Ma’Khia Bryant: A 15-year-old who looked like a fully grown woman and was actively trying to stab two other fully grown teenagers with a huge knife when the police pulled up. Knife attacks are fully as deadly as gun attacks.

If you had to state an overriding principle for the death of these new martyrs, it would be to avoid arrest for their many crimes. It truly is a new kind of martyrdom.

But don’t be fooled by their criminal, selfish, and dangerous acts. They are saints in the Democrat party canon. Just listen to Nancy Pelosi:

Yes, George Floyd, a violent felon, who was a repeat offender, who passed fake money and was overdosing on illegal drugs, and then fought the police, must properly be understood to have bravely sacrificed his life so that the Democrat party could riot across America to ensure a political victory in the 2020 election. He is the poster child for modern secular sainthood.

As an aside, Scott Johnson of Powerline, who attended the trial, believes that Floyd died of carbon monoxide poisoning because the police held him too close to their car’s exhaust. If that was indeed a contributing factor to Floyd’s death, it’s highly questionable whether that would have happened if the police hadn’t been surrounded by a large, loud, threatening crowd. In other words, if carbon monoxide really was the culprit, woke killed Floyd. [UPDATE: Scott Johnson got this right and I got it wrong  (of course) because I was reading too hastily — it was the defense that raised the carbon monoxide argument and the prosecution which talked about blood ox. What confuses me, though, is if the blood ox was so high, how can they say that Chauvin suffocated Floyd?]
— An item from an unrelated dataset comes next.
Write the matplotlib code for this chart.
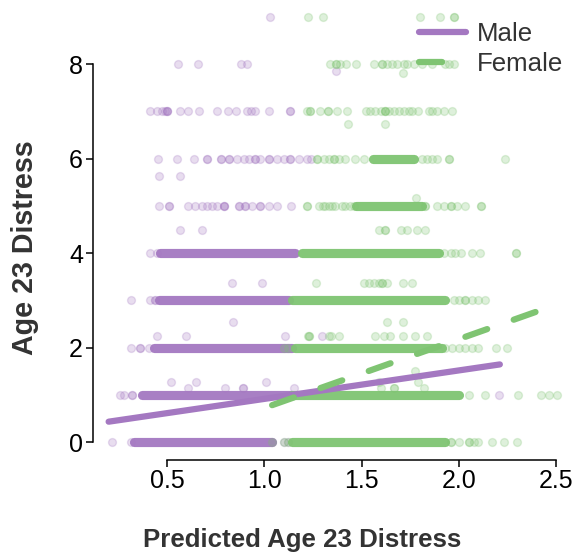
import numpy as np
import matplotlib
matplotlib.use("Agg")
import matplotlib.pyplot as plt

plt.rcParams['font.family'] = ['Liberation Sans', 'DejaVu Sans']

PURPLE = "#a478c1"
GREEN = "#7fc472"

# scattered (not saturated) points, keyed by observed distress level
male_points = {
    9: [1.03],
    8: [0.557, 0.66, 0.88, 0.912],
    7.85: [1.366],
    7: [0.415, 0.449, 0.475, 0.492, 0.50, 0.50, 0.50, 0.569, 0.608, 0.663, 0.757,
        0.814, 0.852, 0.912, 0.934, 0.951, 1.023, 1.131, 1.131],
    6: [0.454, 0.552, 0.637, 0.706, 0.706, 0.775, 0.775, 0.817, 0.817, 0.86, 0.894,
        0.92, 0.954, 0.954, 0.98, 1.023, 1.023, 1.066, 1.10, 1.134, 1.134, 1.177,
        1.22, 1.24],
    5.62: [0.458, 0.566],
    5: [0.458, 0.512, 0.512, 0.608, 0.646, 0.68, 0.706, 0.732, 0.757, 0.792, 0.792,
        0.792, 0.869, 0.869, 0.903, 0.903, 0.937, 0.98, 0.98, 1.023, 1.066, 1.139],
    4.49: [0.569, 0.68],
    4: [0.415, 0.449],
    3.37: [0.834, 0.989],
    3: [0.315, 0.415, 0.44, 0.44],
    2.55: [0.838],
    2.24: [0.449, 0.60, 1.108, 1.297],
    2: [0.317, 0.363, 0.363, 0.406],
    1.28: [0.518, 0.651, 1.011],
    1.14: [0.608, 0.80, 0.889, 0.889, 1.151],
    1: [0.26, 0.278, 0.32, 0.32, 2.205],
    0: [0.218, 0.317, 1.04, 1.10, 1.12],
}
female_points = {
    9: [1.225, 1.302, 1.802, 1.90, 1.974, 1.974],
    8: [1.335, 1.366, 1.366, 1.39, 1.42, 1.47, 1.563, 1.605, 1.605, 1.63, 1.657,
        1.683, 1.717, 1.734, 1.77, 1.81, 1.862, 1.93, 1.948, 1.974],
    7.8: [1.71],
    7: [1.22, 1.237, 1.237, 1.288, 1.328, 1.328, 1.374, 1.425, 1.52, 1.545, 1.571,
        1.597, 1.619, 1.619, 1.619, 1.64, 1.665, 1.691, 1.717, 1.742, 1.759, 1.79,
        1.845, 1.862, 1.888, 1.922, 1.962],
    6.74: [1.43, 1.622],
    6: [1.271, 1.271, 1.305, 1.331, 1.357, 1.357, 1.383, 1.417, 1.468, 1.511, 1.811,
        1.837, 1.862, 1.888, 1.948, 1.948, 2.234],
    5.16: [1.777],
    5: [1.22, 1.22, 1.28, 1.30, 1.314, 1.331, 1.348, 1.365, 1.40, 1.417, 1.44, 1.46,
        1.825, 1.825, 1.888, 1.922, 1.957, 1.957, 1.99, 2.033, 2.115, 2.115],
    4.49: [1.588, 1.622, 1.622, 1.70, 1.734, 1.785, 1.828],
    4: [1.922, 1.957, 1.982, 2.008, 2.068, 2.11, 2.294, 2.294],
    3.37: [1.263, 1.511, 1.537, 1.563, 1.588, 1.605, 1.605, 1.631, 1.712, 1.759],
    3: [1.974, 1.999, 2.033, 2.033, 2.068, 2.10, 2.136],
    2.55: [1.631, 1.712],
    2.24: [1.225, 1.232, 1.232, 1.331, 1.345, 1.383, 1.571, 1.614, 1.648, 1.712,
           1.773, 1.837],
    2: [1.10, 1.12, 1.93, 1.965, 1.999, 2.033, 2.068, 2.10, 2.188, 2.248],
    1.51: [1.773],
    1.28: [1.588, 1.79],
    1.14: [1.597, 1.665, 1.665, 1.819],
    1: [2.05, 2.136, 2.304, 2.419, 2.462, 2.505],
    0: [1.04, 1.10, 1.12, 1.957, 1.957, 1.999, 2.05, 2.05, 2.075, 2.10, 2.17, 2.23,
        2.30],
}

# saturated runs of overlapping points: level, first x, last x
male_band_y = [4, 3, 2, 1, 0]
male_band_start = [0.466, 0.457, 0.432, 0.372, 0.329]
male_band_end = [1.16, 1.126, 1.142, 1.142, 1.04]
female_band_y = [6, 5, 4, 3, 2, 1, 0]
female_band_start = [1.56, 1.47, 1.194, 1.142, 1.16, 1.142, 1.142]
female_band_end = [1.77, 1.81, 1.896, 1.93, 1.913, 1.999, 1.93]

# fitted regression lines
male_intercept, male_slope, male_range = 0.31, 0.603, (0.20, 2.21)
female_intercept, female_slope, female_range = -0.735, 1.457, (1.04, 2.42)

fig = plt.figure(figsize=(5.75, 5.52), dpi=100)
ax = fig.add_axes([0.15506, 0.16069, 0.8327, 0.8346])


def draw_group(points, band_y, band_start, band_end, color, z):
    xs = [x for lvl, vals in points.items() for x in vals]
    ys = [lvl for lvl, vals in points.items() for _ in vals]
    ax.scatter(xs, ys, s=32, color=color, alpha=0.25, linewidths=1.0, zorder=z)
    ax.hlines(band_y, band_start, band_end, colors=color, linewidth=6.6,
              alpha=0.95, capstyle='round', zorder=z)


draw_group(male_points, male_band_y, male_band_start, male_band_end, PURPLE, 2)
draw_group(female_points, female_band_y, female_band_start, female_band_end, GREEN, 3)

mx = np.array(male_range)
ax.plot(mx, male_intercept + male_slope * mx, color=PURPLE, lw=4.5,
        solid_capstyle='round', zorder=4, label="Male")
fx = np.array(female_range)
ax.plot(fx, female_intercept + female_slope * fx, color=GREEN, lw=4.5,
        linestyle=(0, (3.7, 4.5)), dash_capstyle='round', zorder=4, label="Female")

ax.set_xlim(0.1, 2.56)
ax.set_ylim(-0.45, 9.3)
for side in ['top', 'right']:
    ax.spines[side].set_visible(False)
ax.spines['left'].set_position(('data', 0.118))
ax.spines['bottom'].set_position(('data', -0.38))
ax.spines['left'].set_bounds(0, 8)
ax.spines['bottom'].set_bounds(0.5, 2.5)
for side in ['left', 'bottom']:
    ax.spines[side].set_linewidth(1.1)

ax.set_xticks([0.5, 1.0, 1.5, 2.0, 2.5])
ax.set_xticklabels(["0.5", "1.0", "1.5", "2.0", "2.5"])
ax.set_yticks([0, 2, 4, 6, 8])
ax.tick_params(labelsize=18, length=5, width=1.1, colors='black')
ax.tick_params(axis='x', pad=1.5)
ax.tick_params(axis='y', pad=2)

ax.set_xlabel("Predicted Age 23 Distress", fontsize=18.6, fontweight='bold', color='#333333')
ax.set_ylabel("Age 23 Distress", fontsize=20.6, fontweight='bold', color='#333333')
ax.xaxis.set_label_coords(302.5 / 575, 1 - 547 / 552, transform=fig.transFigure)
ax.xaxis.label.set_verticalalignment('baseline')
ax.yaxis.set_label_coords(25 / 575, 1 - 247.5 / 552, transform=fig.transFigure)
ax.yaxis.label.set_verticalalignment('center')

leg = ax.legend(loc='upper right', bbox_to_anchor=(1.0105, 0.981), frameon=False,
                fontsize=18.6, handlelength=1.8, handletextpad=0.42,
                labelspacing=0.25, borderaxespad=0)
for t in leg.get_texts():
    t.set_color('#333333')

plt.savefig("out.png", dpi=100)
plt.close()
Johnson also notes that the prosecution was more dynamic than the defense. He admits that the prosecution put dozens of people on the matter and had huge help from outside sources. Chauvin, on the other hand, probably struggled to find a lawyer willing to represent him.

That’s one of the things leftists do: They threaten lawyers who dare to help people accused of unpopular crimes. Eric Nelson deserves to be honored for his belief that, when the government is attacking someone in the criminal justice system — a system in which the government is essentially judge, jury, and executioner — that person, no matter how heinous the crime of which he’s accused, should have a knowledgeable friend at his side.